» What to do
Without including any pictures, write out the listing below exactly.

⁂

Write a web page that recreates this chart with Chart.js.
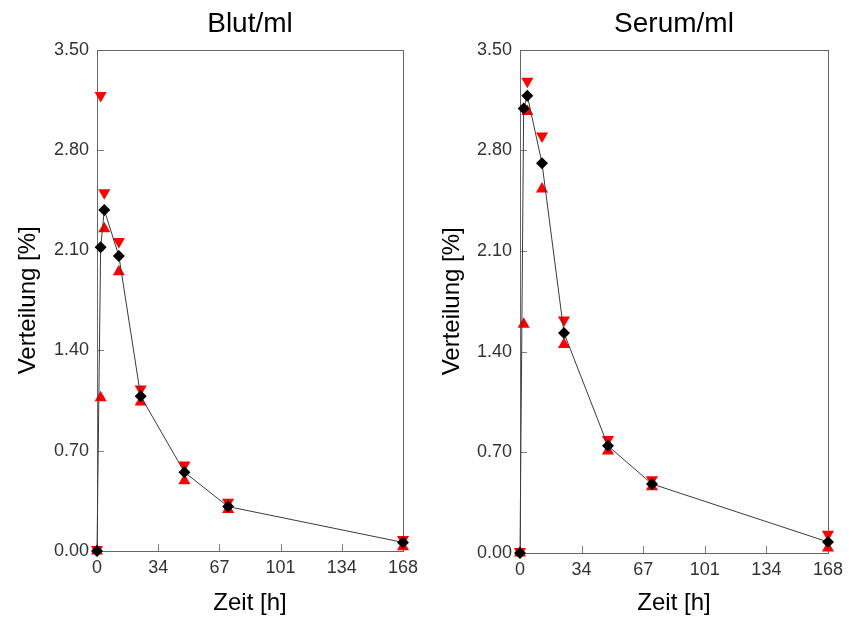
<!DOCTYPE html>
<html>
<head>
<meta charset="utf-8">
<script src="https://cdn.jsdelivr.net/npm/chart.js@4"></script>
<style>
  html, body { margin: 0; padding: 0; background: #fff; }
  #wrap { position: relative; width: 849px; height: 620px; }
  #blut { position: absolute; left: 0; top: 0; }
  #serum { position: absolute; left: 424px; top: 0; }
</style>
</head>
<body>
<div id="wrap">
  <canvas id="blut" width="424" height="620"></canvas>
  <canvas id="serum" width="425" height="620"></canvas>
</div>
<script>
// sampling times [h]
const hours = [0, 2, 4, 12, 24, 48, 72, 168];

// Blut/ml: mean, mean+SD, mean-SD
const bloodMean  = [0, 2.12, 2.38, 2.06, 1.08, 0.55, 0.31, 0.06];
const bloodUpper = [0.01, 3.18, 2.50, 2.16, 1.13, 0.60, 0.34, 0.08];
const bloodLower = [0, 1.07, 2.25, 1.95, 1.04, 0.49, 0.29, 0.03];

// Serum/ml
const serumMean  = [0, 3.09, 3.18, 2.71, 1.53, 0.745, 0.48, 0.077];
const serumUpper = [0.01, 4.59, 3.28, 2.90, 1.62, 0.79, 0.51, 0.13];
const serumLower = [0, 1.59, 3.07, 2.53, 1.45, 0.71, 0.46, 0.035];

const xTickValues = [0, 33.6, 67.2, 100.8, 134.4, 168];
const xTickLabels = ['0', '34', '67', '101', '134', '168'];
const yTickValues = [0, 0.7, 1.4, 2.1, 2.8, 3.5];
const yTickLabels = ['0.00', '0.70', '1.40', '2.10', '2.80', '3.50'];

const FONT = "'Liberation Sans', Arial, sans-serif";

// box around the plot plus ticks pointing inward
const framePlugin = {
  id: 'frame',
  beforeDatasetsDraw(chart) {
    const { ctx, chartArea: a, scales: { x, y } } = chart;
    ctx.save();
    ctx.lineWidth = 1;
    ctx.strokeStyle = '#808080';
    ctx.beginPath();
    x.ticks.forEach(t => {
      const px = Math.round(x.getPixelForValue(t.value)) + 0.5;
      ctx.moveTo(px, a.bottom);
      ctx.lineTo(px, a.bottom - 7);
    });
    y.ticks.forEach(t => {
      const py = Math.round(y.getPixelForValue(t.value)) + 0.5;
      ctx.moveTo(a.left, py);
      ctx.lineTo(a.left + 7, py);
    });
    ctx.stroke();
    ctx.strokeStyle = '#666';
    ctx.strokeRect(Math.round(a.left) + 0.5, Math.round(a.top) + 0.5,
      Math.round(a.width), Math.round(a.height));
    ctx.restore();
  }
};

function points(values) {
  return hours.map((h, i) => ({ x: h, y: values[i] }));
}

function buildChart(id, titleText, mean, upper, lower, yAxisWidth, xAxisHeight, padRight) {
  new Chart(document.getElementById(id), {
    type: 'line',
    data: {
      datasets: [{
        label: 'Mittelwert',
        data: points(mean),
        borderColor: '#3a3a3a',
        borderWidth: 1,
        pointStyle: 'rectRot',
        pointRadius: 6,
        pointBackgroundColor: '#000',
        pointBorderColor: '#000',
        pointBorderWidth: 0,
        clip: false,
      }, {
        label: '+SD',
        data: points(upper),
        showLine: false,
        pointStyle: 'triangle',
        pointRotation: 180,
        pointRadius: 7,
        pointBackgroundColor: '#ff0000',
        pointBorderColor: '#ff0000',
        pointBorderWidth: 0,
        clip: false,
      }, {
        label: '-SD',
        data: points(lower),
        showLine: false,
        pointStyle: 'triangle',
        pointRadius: 7,
        pointBackgroundColor: '#ff0000',
        pointBorderColor: '#ff0000',
        pointBorderWidth: 0,
        clip: false,
      }],
    },
    options: {
      responsive: false,
      animation: false,
      layout: { padding: { left: 0, right: padRight, top: 0, bottom: 0 } },
      plugins: {
        legend: { display: false },
        tooltip: { enabled: false },
        title: {
          display: true,
          text: titleText,
          fullSize: false,
          color: '#000',
          font: { family: FONT, size: 28, weight: 'normal' },
          padding: { top: 7, bottom: 9 },
        },
      },
      scales: {
        x: {
          type: 'linear',
          min: 0,
          max: 168,
          afterBuildTicks: s => { s.ticks = xTickValues.map(v => ({ value: v })); },
          afterFit: s => { s.height = xAxisHeight; },
          grid: { display: false, drawTicks: false },
          border: { display: false },
          ticks: {
            padding: 6,
            color: '#333',
            font: { family: FONT, size: 18 },
            maxRotation: 0,
            callback: (v, i) => xTickLabels[i],
          },
          title: {
            display: true,
            text: 'Zeit [h]',
            color: '#000',
            font: { family: FONT, size: 24 },
            padding: { top: 0, bottom: 2 },
          },
        },
        y: {
          min: 0,
          max: 3.5,
          afterBuildTicks: s => { s.ticks = yTickValues.map(v => ({ value: v })); },
          afterFit: s => { s.width = yAxisWidth; },
          grid: { display: false, drawTicks: false },
          border: { display: false },
          ticks: {
            padding: 8,
            color: '#333',
            font: { family: FONT, size: 18 },
            callback: (v, i) => yTickLabels[i],
          },
          title: {
            display: true,
            text: 'Verteilung [%]',
            color: '#000',
            font: { family: FONT, size: 24 },
            padding: { top: 14, bottom: 0 },
          },
        },
      },
    },
    plugins: [framePlugin],
  });
}

buildChart('blut', 'Blut/ml', bloodMean, bloodUpper, bloodLower, 97, 69, 19);
buildChart('serum', 'Serum/ml', serumMean, serumUpper, serumLower, 96, 67, 17);
</script>
</body>
</html>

⁂

» Output for this exercise
Write a web page that recreates this chart with Chart.js.
<!DOCTYPE html>
<html>
<head>
<meta charset="utf-8">
<script src="https://cdn.jsdelivr.net/npm/chart.js@4"></script>
<style>
  html, body { margin: 0; padding: 0; background: #fff; }
  #wrap { position: relative; width: 849px; height: 620px; }
  #blut { position: absolute; left: 0; top: 0; }
  #serum { position: absolute; left: 424px; top: 0; }
</style>
</head>
<body>
<div id="wrap">
  <canvas id="blut" width="424" height="620"></canvas>
  <canvas id="serum" width="425" height="620"></canvas>
</div>
<script>
// sampling times [h]
const hours = [0, 2, 4, 12, 24, 48, 72, 168];

// Blut/ml: mean, mean+SD, mean-SD
const bloodMean  = [0, 2.12, 2.38, 2.06, 1.08, 0.55, 0.31, 0.06];
const bloodUpper = [0.01, 3.18, 2.50, 2.16, 1.13, 0.60, 0.34, 0.08];
const bloodLower = [0, 1.07, 2.25, 1.95, 1.04, 0.49, 0.29, 0.03];

// Serum/ml
const serumMean  = [0, 3.09, 3.18, 2.71, 1.53, 0.745, 0.48, 0.077];
const serumUpper = [0.01, 4.59, 3.28, 2.90, 1.62, 0.79, 0.51, 0.13];
const serumLower = [0, 1.59, 3.07, 2.53, 1.45, 0.71, 0.46, 0.035];

const xTickValues = [0, 33.6, 67.2, 100.8, 134.4, 168];
const xTickLabels = ['0', '34', '67', '101', '134', '168'];
const yTickValues = [0, 0.7, 1.4, 2.1, 2.8, 3.5];
const yTickLabels = ['0.00', '0.70', '1.40', '2.10', '2.80', '3.50'];

const FONT = "'Liberation Sans', Arial, sans-serif";

// box around the plot plus ticks pointing inward
const framePlugin = {
  id: 'frame',
  beforeDatasetsDraw(chart) {
    const { ctx, chartArea: a, scales: { x, y } } = chart;
    ctx.save();
    ctx.lineWidth = 1;
    ctx.strokeStyle = '#808080';
    ctx.beginPath();
    x.ticks.forEach(t => {
      const px = Math.round(x.getPixelForValue(t.value)) + 0.5;
      ctx.moveTo(px, a.bottom);
      ctx.lineTo(px, a.bottom - 7);
    });
    y.ticks.forEach(t => {
      const py = Math.round(y.getPixelForValue(t.value)) + 0.5;
      ctx.moveTo(a.left, py);
      ctx.lineTo(a.left + 7, py);
    });
    ctx.stroke();
    ctx.strokeStyle = '#666';
    ctx.strokeRect(Math.round(a.left) + 0.5, Math.round(a.top) + 0.5,
      Math.round(a.width), Math.round(a.height));
    ctx.restore();
  }
};

function points(values) {
  return hours.map((h, i) => ({ x: h, y: values[i] }));
}

function buildChart(id, titleText, mean, upper, lower, yAxisWidth, xAxisHeight, padRight) {
  new Chart(document.getElementById(id), {
    type: 'line',
    data: {
      datasets: [{
        label: 'Mittelwert',
        data: points(mean),
        borderColor: '#3a3a3a',
        borderWidth: 1,
        pointStyle: 'rectRot',
        pointRadius: 6,
        pointBackgroundColor: '#000',
        pointBorderColor: '#000',
        pointBorderWidth: 0,
        clip: false,
      }, {
        label: '+SD',
        data: points(upper),
        showLine: false,
        pointStyle: 'triangle',
        pointRotation: 180,
        pointRadius: 7,
        pointBackgroundColor: '#ff0000',
        pointBorderColor: '#ff0000',
        pointBorderWidth: 0,
        clip: false,
      }, {
        label: '-SD',
        data: points(lower),
        showLine: false,
        pointStyle: 'triangle',
        pointRadius: 7,
        pointBackgroundColor: '#ff0000',
        pointBorderColor: '#ff0000',
        pointBorderWidth: 0,
        clip: false,
      }],
    },
    options: {
      responsive: false,
      animation: false,
      layout: { padding: { left: 0, right: padRight, top: 0, bottom: 0 } },
      plugins: {
        legend: { display: false },
        tooltip: { enabled: false },
        title: {
          display: true,
          text: titleText,
          fullSize: false,
          color: '#000',
          font: { family: FONT, size: 28, weight: 'normal' },
          padding: { top: 7, bottom: 9 },
        },
      },
      scales: {
        x: {
          type: 'linear',
          min: 0,
          max: 168,
          afterBuildTicks: s => { s.ticks = xTickValues.map(v => ({ value: v })); },
          afterFit: s => { s.height = xAxisHeight; },
          grid: { display: false, drawTicks: false },
          border: { display: false },
          ticks: {
            padding: 6,
            color: '#333',
            font: { family: FONT, size: 18 },
            maxRotation: 0,
            callback: (v, i) => xTickLabels[i],
          },
          title: {
            display: true,
            text: 'Zeit [h]',
            color: '#000',
            font: { family: FONT, size: 24 },
            padding: { top: 0, bottom: 2 },
          },
        },
        y: {
          min: 0,
          max: 3.5,
          afterBuildTicks: s => { s.ticks = yTickValues.map(v => ({ value: v })); },
          afterFit: s => { s.width = yAxisWidth; },
          grid: { display: false, drawTicks: false },
          border: { display: false },
          ticks: {
            padding: 8,
            color: '#333',
            font: { family: FONT, size: 18 },
            callback: (v, i) => yTickLabels[i],
          },
          title: {
            display: true,
            text: 'Verteilung [%]',
            color: '#000',
            font: { family: FONT, size: 24 },
            padding: { top: 14, bottom: 0 },
          },
        },
      },
    },
    plugins: [framePlugin],
  });
}

buildChart('blut', 'Blut/ml', bloodMean, bloodUpper, bloodLower, 97, 69, 19);
buildChart('serum', 'Serum/ml', serumMean, serumUpper, serumLower, 96, 67, 17);
</script>
</body>
</html>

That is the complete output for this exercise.